The district was one of 13 in Massachusetts that indicated to state officials it was exploring the possibility of opening a completely online school in addition to its traditional, in-person classes this fall.

Boston schools sent a survey to families about the idea in April and ultimately submitted a summary description to the state Department of Elementary and Secondary Education last month for feedback.

But Cassellius told the School Committee on Wednesday the district will no longer be considering the option for the coming school year.


“It’s just too late in the year to start up a full K-12 virtual school,” Cassellius said. “If we could have gotten the green light at the beginning of June when we anticipated our application coming back from DESE … I think we could have maybe done it.

“But now they’ve asked for revisions and (have) further questions about it, which then puts us into probably mid-July, and that’s just too short of time for us to be able to do that in a real meaningful way that we could guarantee a high-quality program for our students,” she added.

According to GBH, a DESE spokesperson said the district and others received feedback on June 4, and districts are to submit proposals approved by their school committees no later than July 6.

While a virtual school won’t be coming to Boston for the 2021-2022 school year, BPS will continue taking time to consider what needs to happen next to get one up and running, Cassellius said.
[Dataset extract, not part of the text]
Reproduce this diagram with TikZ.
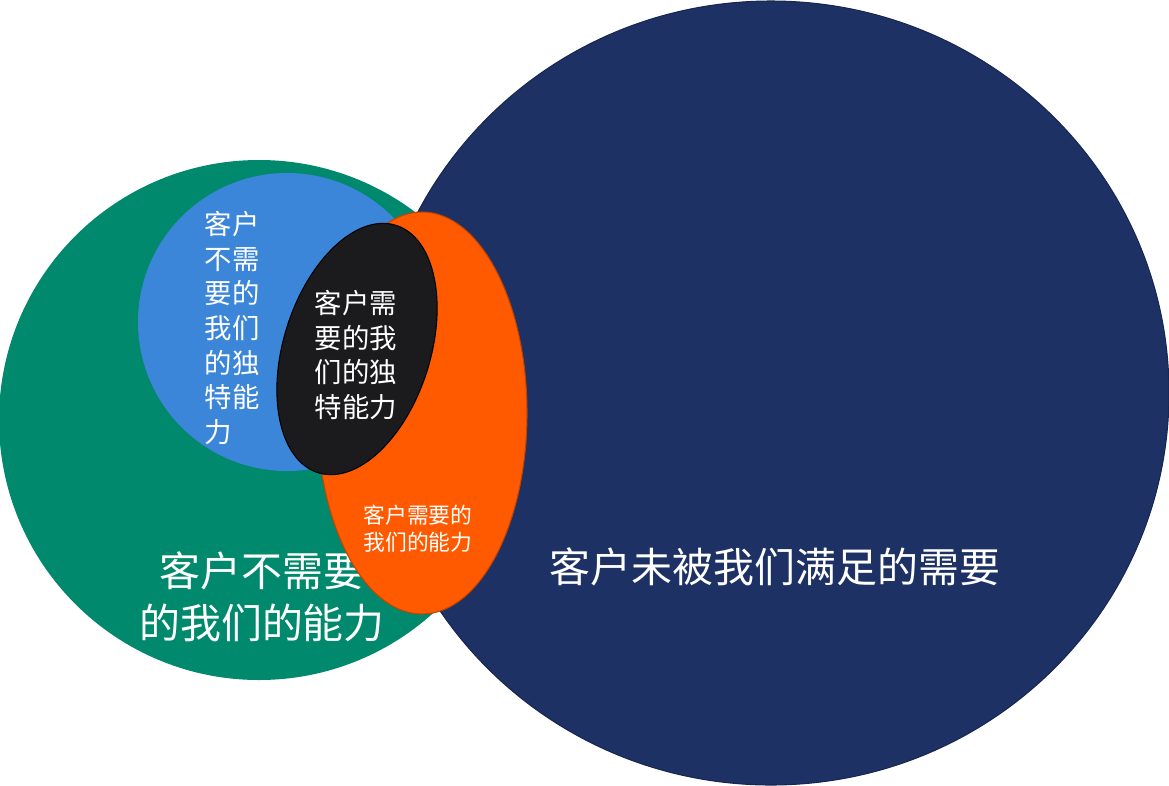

The district, for example, will move forward with searching for a virtual school principal, she said.

“We want to take the time to fully develop a proposal with our students, families and educators and work on those next steps,” Cassellius said. “In the meantime, we will communicate with families to review feedback on the request for a virtual school option for the fall.”


The survey sent out by the district this spring indicated the option was considerably popular among Black and Latino families, with about half of families of color who responded indicating they would likely send their child to a virtual school, while only 15 percent of white families felt that way, according to GBH.

In April, the district said a virtual school is similar to attending school in a brick-and-mortar building: Students have classmates, a homeroom, teachers, a principal, and coursework.

“Instead of going to a school building, students at the virtual school learn remotely, from their homes, using a computer and the internet,” officials said.

Still, Boston schools are not alone in their decision to rethink plans for the fall. Out of the 13 districts in the state who first considered the option, just nine are moving forward, GBH reports.